┌────────
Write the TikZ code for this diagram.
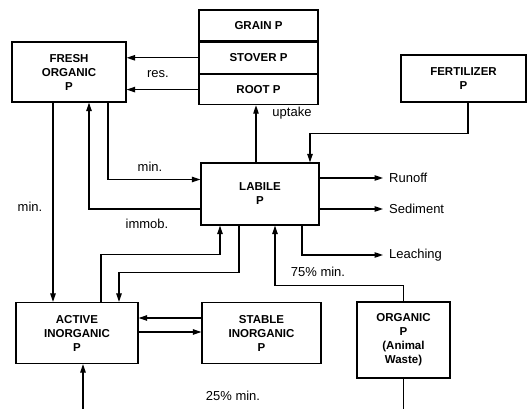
\documentclass[tikz,border=0pt]{standalone}
\usepackage{fontspec}
\setmainfont{Liberation Sans}
\usetikzlibrary{positioning,calc,arrows.meta}

\begin{document}
\begin{tikzpicture}[x=1pt,y=1pt,
  pool/.style={draw, line width=1.3pt, inner sep=0pt, align=center, font=\fontsize{11.5}{14}\selectfont\bfseries},
  flow/.style={-{Triangle[length=8.5pt,width=5.5pt]}, line width=1.1pt},
  wire/.style={line width=1.1pt},
  lbl/.style={font=\fontsize{13}{15}\selectfont}]
  \useasboundingbox (0,0) rectangle (531,409);

  % pools
  \node[pool, minimum width=114pt, minimum height=60pt] (fresh) at (69,337) {FRESH\\ORGANIC\\P};
  \node[pool, minimum width=119pt, minimum height=31pt] (grain) at (258.5,383.5) {GRAIN P};
  \node[pool, minimum width=119pt, minimum height=31pt, below=0pt of grain] (stover) {STOVER P};
  \node[pool, minimum width=119pt, minimum height=30pt, below=0pt of stover] (root) {ROOT P};
  \node[pool, minimum width=125pt, minimum height=47pt] (fert) at (463.5,330.5) {FERTILIZER\\P};
  \node[pool, minimum width=118pt, minimum height=62pt] (labile) at (260,215) {LABILE\\P};
  \node[pool, minimum width=122pt, minimum height=61pt] (active) at (77,76) {ACTIVE\\INORGANIC\\P};
  \node[pool, minimum width=119pt, minimum height=61pt] (stable) at (261.5,76) {STABLE\\INORGANIC\\P};
  \node[pool, minimum width=93pt, minimum height=76pt] (organic) at (403.5,69) {ORGANIC\\P\\(Animal\\Waste)};

  % losses
  \node[lbl, anchor=west, inner sep=6pt] (runoff) at (383,231) {Runoff};
  \node[lbl, anchor=west, inner sep=6pt] (sediment) at (383,200) {Sediment};
  \node[lbl, anchor=west, inner sep=6pt] (leaching) at (383,154) {Leaching};

  \coordinate (orgend) at (403.5,0);
  \coordinate (actin) at (83,0);

  % flows
  \draw[flow] (stover.west) -- (stover.west -| fresh.east);
  \draw[flow] (root.west) -- (root.west -| fresh.east);
  \draw[flow] ([xshift=-4pt]labile.north) -- ([xshift=-4pt]labile.north |- root.south);
  \draw[flow] ([xshift=4.5pt]fert.south) -- ++(0,-31) -| ([xshift=50pt]labile.north);
  \draw[flow] ([xshift=39pt]fresh.south) |- ([yshift=14.5pt]labile.west);
  \draw[flow] ([yshift=-15pt]labile.west) -| ([xshift=20pt]fresh.south);
  \draw[flow] ([xshift=-16pt]fresh.south) -- ([xshift=-16pt]fresh.south |- active.north);
  \draw[flow] ([xshift=24pt]active.north) -- ++(0,47) -| ([xshift=-40pt]labile.south);
  \draw[flow] ([xshift=-21pt]labile.south) -- ++(0,-46.5) -| ([xshift=42pt]active.north);
  \draw[flow] ([yshift=15pt]stable.west) -- ([yshift=15pt]stable.west -| active.east);
  \draw[flow] ([yshift=1pt]active.east) -- ([yshift=1pt]active.east -| stable.west);
  \draw[flow] (labile.east |- runoff) -- (runoff);
  \draw[flow] (labile.east |- sediment) -- (sediment);
  \draw[flow] ([xshift=42pt]labile.south) |- (leaching);
  \draw[flow] (organic.north) -- ++(0,16) -| ([xshift=15pt]labile.south);
  \draw[wire] (organic.south) -- (orgend);
  \draw[flow] (actin) -- (actin |- active.south);

  % labels
  \node[lbl] (res) at (158,335) {res.};
  \node[lbl] (upt) at (292,296) {uptake};
  \node[lbl] (minup) at (150,242) {min.};
  \node[lbl] (immob) at (147,185) {immob.};
  \node[lbl] (minleft) at (30,202) {min.};
  \node[lbl] (min75) at (318,137) {75\% min.};
  \node[lbl] (min25) at (233,13) {25\% min.};
\end{tikzpicture}
\end{document}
└────────
» **Stated exercise**: Without any pictures, reproduce the lines from the first one in the material through the line that has "(actin) at (83,0);", exactly as they appear.

» **Response below**:
Write the TikZ code for this diagram.
\documentclass[tikz,border=0pt]{standalone}
\usepackage{fontspec}
\setmainfont{Liberation Sans}
\usetikzlibrary{positioning,calc,arrows.meta}

\begin{document}
\begin{tikzpicture}[x=1pt,y=1pt,
  pool/.style={draw, line width=1.3pt, inner sep=0pt, align=center, font=\fontsize{11.5}{14}\selectfont\bfseries},
  flow/.style={-{Triangle[length=8.5pt,width=5.5pt]}, line width=1.1pt},
  wire/.style={line width=1.1pt},
  lbl/.style={font=\fontsize{13}{15}\selectfont}]
  \useasboundingbox (0,0) rectangle (531,409);

  % pools
  \node[pool, minimum width=114pt, minimum height=60pt] (fresh) at (69,337) {FRESH\\ORGANIC\\P};
  \node[pool, minimum width=119pt, minimum height=31pt] (grain) at (258.5,383.5) {GRAIN P};
  \node[pool, minimum width=119pt, minimum height=31pt, below=0pt of grain] (stover) {STOVER P};
  \node[pool, minimum width=119pt, minimum height=30pt, below=0pt of stover] (root) {ROOT P};
  \node[pool, minimum width=125pt, minimum height=47pt] (fert) at (463.5,330.5) {FERTILIZER\\P};
  \node[pool, minimum width=118pt, minimum height=62pt] (labile) at (260,215) {LABILE\\P};
  \node[pool, minimum width=122pt, minimum height=61pt] (active) at (77,76) {ACTIVE\\INORGANIC\\P};
  \node[pool, minimum width=119pt, minimum height=61pt] (stable) at (261.5,76) {STABLE\\INORGANIC\\P};
  \node[pool, minimum width=93pt, minimum height=76pt] (organic) at (403.5,69) {ORGANIC\\P\\(Animal\\Waste)};

  % losses
  \node[lbl, anchor=west, inner sep=6pt] (runoff) at (383,231) {Runoff};
  \node[lbl, anchor=west, inner sep=6pt] (sediment) at (383,200) {Sediment};
  \node[lbl, anchor=west, inner sep=6pt] (leaching) at (383,154) {Leaching};

  \coordinate (orgend) at (403.5,0);
  \coordinate (actin) at (83,0);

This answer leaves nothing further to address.